_REQUIRED WORK:_
Print exactly the lines from the one containing "Recreate this image" through the last line of the records below, both included, and nothing else; omit any pictures.

_AVAILABLE RECORDS:_
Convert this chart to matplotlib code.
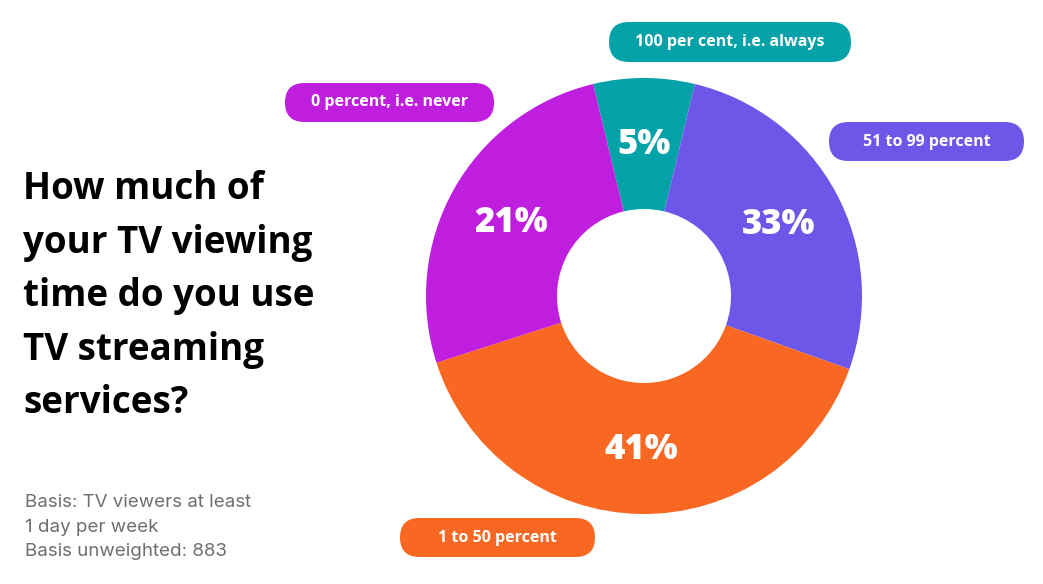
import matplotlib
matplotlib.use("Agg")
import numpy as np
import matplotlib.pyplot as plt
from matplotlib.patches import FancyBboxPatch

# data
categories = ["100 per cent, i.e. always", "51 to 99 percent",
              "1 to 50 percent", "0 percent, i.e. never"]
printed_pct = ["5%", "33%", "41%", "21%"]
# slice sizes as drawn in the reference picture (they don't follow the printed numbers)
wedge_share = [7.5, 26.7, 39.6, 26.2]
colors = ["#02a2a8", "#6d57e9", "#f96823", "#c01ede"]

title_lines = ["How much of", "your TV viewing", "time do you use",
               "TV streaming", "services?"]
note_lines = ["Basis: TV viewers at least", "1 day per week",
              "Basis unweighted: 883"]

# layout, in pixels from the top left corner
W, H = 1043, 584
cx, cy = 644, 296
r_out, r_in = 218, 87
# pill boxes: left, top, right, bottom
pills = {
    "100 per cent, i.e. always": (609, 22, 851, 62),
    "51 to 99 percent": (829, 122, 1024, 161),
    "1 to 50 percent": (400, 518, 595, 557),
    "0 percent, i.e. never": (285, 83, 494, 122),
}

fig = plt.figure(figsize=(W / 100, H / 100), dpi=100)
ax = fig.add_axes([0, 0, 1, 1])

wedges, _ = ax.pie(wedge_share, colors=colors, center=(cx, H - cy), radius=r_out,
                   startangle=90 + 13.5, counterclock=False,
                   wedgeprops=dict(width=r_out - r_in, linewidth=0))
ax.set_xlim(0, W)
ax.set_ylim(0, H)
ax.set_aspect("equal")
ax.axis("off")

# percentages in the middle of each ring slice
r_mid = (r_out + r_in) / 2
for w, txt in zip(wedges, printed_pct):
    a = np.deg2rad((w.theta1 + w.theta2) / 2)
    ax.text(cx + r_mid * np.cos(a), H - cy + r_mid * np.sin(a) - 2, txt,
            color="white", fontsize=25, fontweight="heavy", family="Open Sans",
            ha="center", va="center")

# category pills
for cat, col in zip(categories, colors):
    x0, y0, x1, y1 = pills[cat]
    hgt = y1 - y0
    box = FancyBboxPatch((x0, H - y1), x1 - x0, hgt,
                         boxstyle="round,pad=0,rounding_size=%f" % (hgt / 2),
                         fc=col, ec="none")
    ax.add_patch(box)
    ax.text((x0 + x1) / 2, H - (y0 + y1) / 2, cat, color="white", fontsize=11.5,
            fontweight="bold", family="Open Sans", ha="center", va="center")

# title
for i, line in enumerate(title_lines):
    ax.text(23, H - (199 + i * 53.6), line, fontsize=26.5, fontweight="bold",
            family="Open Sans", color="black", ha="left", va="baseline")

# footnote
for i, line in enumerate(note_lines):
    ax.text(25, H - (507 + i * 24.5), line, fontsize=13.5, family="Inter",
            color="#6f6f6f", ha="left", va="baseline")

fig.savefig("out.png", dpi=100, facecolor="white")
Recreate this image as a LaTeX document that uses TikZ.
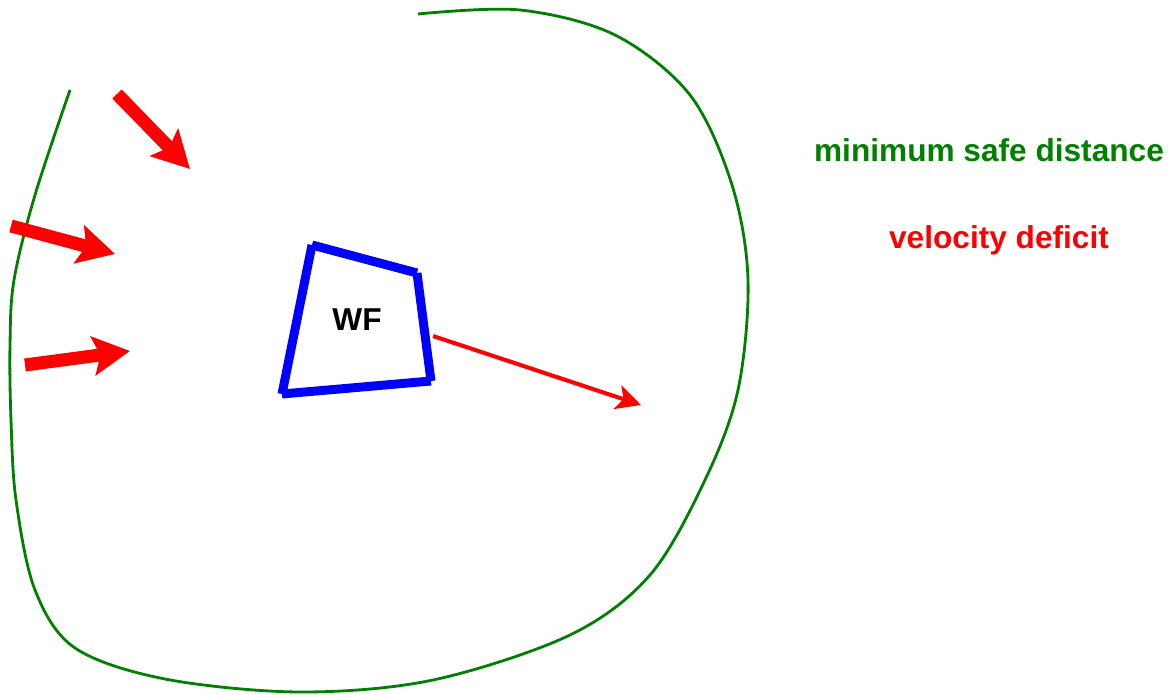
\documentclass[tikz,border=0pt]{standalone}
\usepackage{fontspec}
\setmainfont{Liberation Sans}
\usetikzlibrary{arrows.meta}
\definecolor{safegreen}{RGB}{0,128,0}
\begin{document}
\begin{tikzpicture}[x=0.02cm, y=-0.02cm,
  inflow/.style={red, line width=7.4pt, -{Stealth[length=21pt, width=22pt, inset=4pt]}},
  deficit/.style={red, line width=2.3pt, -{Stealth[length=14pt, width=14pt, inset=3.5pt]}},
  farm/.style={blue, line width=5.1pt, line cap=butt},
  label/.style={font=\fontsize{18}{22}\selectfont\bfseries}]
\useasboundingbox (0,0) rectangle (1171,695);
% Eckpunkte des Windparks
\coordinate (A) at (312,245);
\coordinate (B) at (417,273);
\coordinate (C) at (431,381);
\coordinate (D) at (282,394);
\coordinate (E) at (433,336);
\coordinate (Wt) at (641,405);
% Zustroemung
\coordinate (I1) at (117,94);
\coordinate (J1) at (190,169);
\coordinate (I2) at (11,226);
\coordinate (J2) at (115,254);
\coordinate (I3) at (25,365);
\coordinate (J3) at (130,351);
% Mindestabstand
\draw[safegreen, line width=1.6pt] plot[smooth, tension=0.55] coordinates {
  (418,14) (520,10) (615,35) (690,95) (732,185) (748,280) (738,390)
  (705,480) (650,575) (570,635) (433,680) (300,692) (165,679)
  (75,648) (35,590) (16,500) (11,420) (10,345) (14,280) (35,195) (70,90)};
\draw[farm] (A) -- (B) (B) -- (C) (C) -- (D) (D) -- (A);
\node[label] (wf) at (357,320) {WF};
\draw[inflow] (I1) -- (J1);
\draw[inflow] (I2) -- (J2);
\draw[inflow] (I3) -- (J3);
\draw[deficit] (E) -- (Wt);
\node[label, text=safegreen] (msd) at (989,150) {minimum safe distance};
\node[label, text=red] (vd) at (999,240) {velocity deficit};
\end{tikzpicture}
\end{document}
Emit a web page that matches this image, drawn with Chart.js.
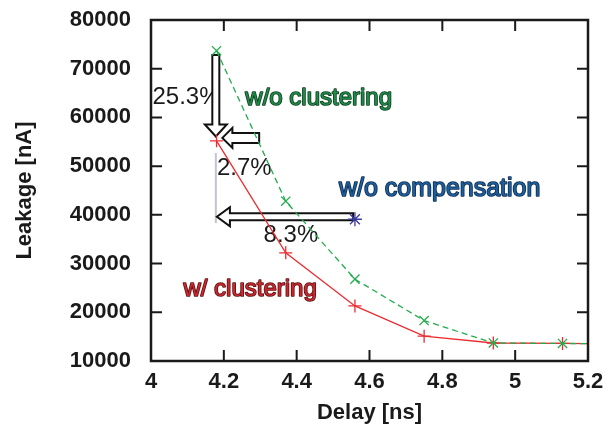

_ANSWER TO THIS TASK:_
Recreate this image as a LaTeX document that uses TikZ.
\documentclass[tikz,border=0pt]{standalone}
\usepackage{fontspec}
\setmainfont{Liberation Sans}
\usetikzlibrary{arrows.meta}
\definecolor{safegreen}{RGB}{0,128,0}
\begin{document}
\begin{tikzpicture}[x=0.02cm, y=-0.02cm,
  inflow/.style={red, line width=7.4pt, -{Stealth[length=21pt, width=22pt, inset=4pt]}},
  deficit/.style={red, line width=2.3pt, -{Stealth[length=14pt, width=14pt, inset=3.5pt]}},
  farm/.style={blue, line width=5.1pt, line cap=butt},
  label/.style={font=\fontsize{18}{22}\selectfont\bfseries}]
\useasboundingbox (0,0) rectangle (1171,695);
% Eckpunkte des Windparks
\coordinate (A) at (312,245);
\coordinate (B) at (417,273);
\coordinate (C) at (431,381);
\coordinate (D) at (282,394);
\coordinate (E) at (433,336);
\coordinate (Wt) at (641,405);
% Zustroemung
\coordinate (I1) at (117,94);
\coordinate (J1) at (190,169);
\coordinate (I2) at (11,226);
\coordinate (J2) at (115,254);
\coordinate (I3) at (25,365);
\coordinate (J3) at (130,351);
% Mindestabstand
\draw[safegreen, line width=1.6pt] plot[smooth, tension=0.55] coordinates {
  (418,14) (520,10) (615,35) (690,95) (732,185) (748,280) (738,390)
  (705,480) (650,575) (570,635) (433,680) (300,692) (165,679)
  (75,648) (35,590) (16,500) (11,420) (10,345) (14,280) (35,195) (70,90)};
\draw[farm] (A) -- (B) (B) -- (C) (C) -- (D) (D) -- (A);
\node[label] (wf) at (357,320) {WF};
\draw[inflow] (I1) -- (J1);
\draw[inflow] (I2) -- (J2);
\draw[inflow] (I3) -- (J3);
\draw[deficit] (E) -- (Wt);
\node[label, text=safegreen] (msd) at (989,150) {minimum safe distance};
\node[label, text=red] (vd) at (999,240) {velocity deficit};
\end{tikzpicture}
\end{document}
Emit a web page that matches this image, drawn with Chart.js.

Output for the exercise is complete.